>> begin

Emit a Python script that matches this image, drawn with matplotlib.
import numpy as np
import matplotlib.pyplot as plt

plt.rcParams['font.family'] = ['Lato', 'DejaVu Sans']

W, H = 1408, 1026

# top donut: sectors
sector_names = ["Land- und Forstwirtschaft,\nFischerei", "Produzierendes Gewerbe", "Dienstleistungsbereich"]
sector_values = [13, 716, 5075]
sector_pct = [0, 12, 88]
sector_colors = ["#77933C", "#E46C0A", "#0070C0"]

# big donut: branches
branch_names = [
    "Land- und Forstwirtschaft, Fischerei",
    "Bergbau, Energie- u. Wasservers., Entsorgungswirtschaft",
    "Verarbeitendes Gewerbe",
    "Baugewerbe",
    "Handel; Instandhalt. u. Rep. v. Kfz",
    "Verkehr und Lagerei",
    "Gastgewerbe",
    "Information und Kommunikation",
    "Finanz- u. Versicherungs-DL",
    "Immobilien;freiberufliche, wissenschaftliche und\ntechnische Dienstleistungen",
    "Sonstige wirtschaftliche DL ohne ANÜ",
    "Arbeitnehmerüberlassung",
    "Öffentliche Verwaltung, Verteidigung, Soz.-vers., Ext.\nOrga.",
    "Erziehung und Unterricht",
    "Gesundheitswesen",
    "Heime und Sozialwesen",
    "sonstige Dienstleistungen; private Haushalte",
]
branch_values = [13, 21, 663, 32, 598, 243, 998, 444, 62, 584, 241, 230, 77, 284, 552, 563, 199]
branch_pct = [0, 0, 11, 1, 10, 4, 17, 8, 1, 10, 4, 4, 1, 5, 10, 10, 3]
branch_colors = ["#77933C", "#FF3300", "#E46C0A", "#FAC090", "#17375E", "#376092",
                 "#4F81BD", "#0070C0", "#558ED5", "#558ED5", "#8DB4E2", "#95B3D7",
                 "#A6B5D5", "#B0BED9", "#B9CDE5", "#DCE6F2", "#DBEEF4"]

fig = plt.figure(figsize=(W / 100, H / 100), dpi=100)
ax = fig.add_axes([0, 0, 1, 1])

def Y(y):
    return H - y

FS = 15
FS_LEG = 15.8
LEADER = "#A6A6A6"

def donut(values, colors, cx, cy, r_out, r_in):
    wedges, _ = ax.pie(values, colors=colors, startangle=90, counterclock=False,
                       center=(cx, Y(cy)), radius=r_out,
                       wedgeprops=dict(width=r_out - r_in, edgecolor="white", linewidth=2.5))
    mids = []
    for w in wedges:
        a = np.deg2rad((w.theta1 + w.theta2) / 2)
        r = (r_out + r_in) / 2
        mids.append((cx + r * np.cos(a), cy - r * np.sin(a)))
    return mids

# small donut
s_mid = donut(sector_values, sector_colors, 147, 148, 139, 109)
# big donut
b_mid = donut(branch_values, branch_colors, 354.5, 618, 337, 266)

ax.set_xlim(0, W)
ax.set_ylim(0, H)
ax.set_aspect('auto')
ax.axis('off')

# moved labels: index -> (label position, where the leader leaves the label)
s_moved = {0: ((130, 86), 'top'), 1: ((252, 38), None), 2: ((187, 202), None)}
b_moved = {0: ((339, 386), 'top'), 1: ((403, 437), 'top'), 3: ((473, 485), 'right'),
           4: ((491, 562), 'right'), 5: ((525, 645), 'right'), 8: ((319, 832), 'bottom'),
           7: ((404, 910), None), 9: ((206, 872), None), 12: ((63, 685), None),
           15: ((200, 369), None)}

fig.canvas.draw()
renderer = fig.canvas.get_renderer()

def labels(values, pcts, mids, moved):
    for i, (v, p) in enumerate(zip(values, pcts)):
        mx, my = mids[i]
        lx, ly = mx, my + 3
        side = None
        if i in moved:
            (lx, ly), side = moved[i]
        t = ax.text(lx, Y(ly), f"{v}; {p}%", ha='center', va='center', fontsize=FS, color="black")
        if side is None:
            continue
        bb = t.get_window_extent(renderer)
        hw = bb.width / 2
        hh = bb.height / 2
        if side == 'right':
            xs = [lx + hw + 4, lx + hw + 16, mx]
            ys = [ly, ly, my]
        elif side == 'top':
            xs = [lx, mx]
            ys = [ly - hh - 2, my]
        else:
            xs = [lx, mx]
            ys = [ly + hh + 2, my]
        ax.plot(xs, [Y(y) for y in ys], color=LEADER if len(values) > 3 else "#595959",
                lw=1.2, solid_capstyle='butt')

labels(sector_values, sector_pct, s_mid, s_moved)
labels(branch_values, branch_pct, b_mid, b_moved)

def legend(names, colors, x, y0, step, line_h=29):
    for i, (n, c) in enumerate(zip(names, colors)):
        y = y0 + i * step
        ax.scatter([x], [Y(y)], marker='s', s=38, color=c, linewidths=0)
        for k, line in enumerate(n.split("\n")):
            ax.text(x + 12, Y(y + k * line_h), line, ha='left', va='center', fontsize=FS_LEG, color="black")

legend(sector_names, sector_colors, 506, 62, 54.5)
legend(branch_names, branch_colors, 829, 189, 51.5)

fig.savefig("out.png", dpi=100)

>> end
>> begin

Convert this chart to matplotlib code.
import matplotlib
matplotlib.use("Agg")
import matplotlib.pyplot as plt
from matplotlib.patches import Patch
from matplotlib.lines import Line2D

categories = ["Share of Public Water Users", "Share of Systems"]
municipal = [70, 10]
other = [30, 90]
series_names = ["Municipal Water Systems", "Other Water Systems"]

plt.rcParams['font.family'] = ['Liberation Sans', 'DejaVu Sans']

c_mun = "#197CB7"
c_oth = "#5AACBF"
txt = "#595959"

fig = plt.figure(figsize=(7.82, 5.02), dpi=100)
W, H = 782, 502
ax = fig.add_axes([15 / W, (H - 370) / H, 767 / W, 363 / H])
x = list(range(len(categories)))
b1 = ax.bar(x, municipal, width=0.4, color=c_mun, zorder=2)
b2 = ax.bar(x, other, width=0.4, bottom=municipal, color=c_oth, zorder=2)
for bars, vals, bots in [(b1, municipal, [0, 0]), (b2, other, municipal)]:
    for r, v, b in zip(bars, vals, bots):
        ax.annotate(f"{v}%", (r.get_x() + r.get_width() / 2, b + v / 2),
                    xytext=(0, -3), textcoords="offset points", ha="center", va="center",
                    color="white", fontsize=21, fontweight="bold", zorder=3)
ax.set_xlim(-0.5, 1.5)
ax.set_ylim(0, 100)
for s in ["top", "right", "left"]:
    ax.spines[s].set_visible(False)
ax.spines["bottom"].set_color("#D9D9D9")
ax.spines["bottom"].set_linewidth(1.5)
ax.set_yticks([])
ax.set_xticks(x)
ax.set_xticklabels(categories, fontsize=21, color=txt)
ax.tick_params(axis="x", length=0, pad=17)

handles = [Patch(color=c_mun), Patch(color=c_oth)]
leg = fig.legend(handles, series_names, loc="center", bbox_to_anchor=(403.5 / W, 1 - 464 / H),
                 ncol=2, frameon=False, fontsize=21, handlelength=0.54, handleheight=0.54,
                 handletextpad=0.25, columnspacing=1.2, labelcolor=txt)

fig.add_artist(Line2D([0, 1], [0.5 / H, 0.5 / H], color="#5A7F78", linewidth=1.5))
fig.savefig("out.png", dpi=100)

>> end

● **Exercise instructions**
Within the material above, transcribe exactly the lines that run from the line holding "Convert this chart to matplotlib code." through the line holding "from matplotlib.lines import Line2D".

● **Final answer**
Convert this chart to matplotlib code.
import matplotlib
matplotlib.use("Agg")
import matplotlib.pyplot as plt
from matplotlib.patches import Patch
from matplotlib.lines import Line2D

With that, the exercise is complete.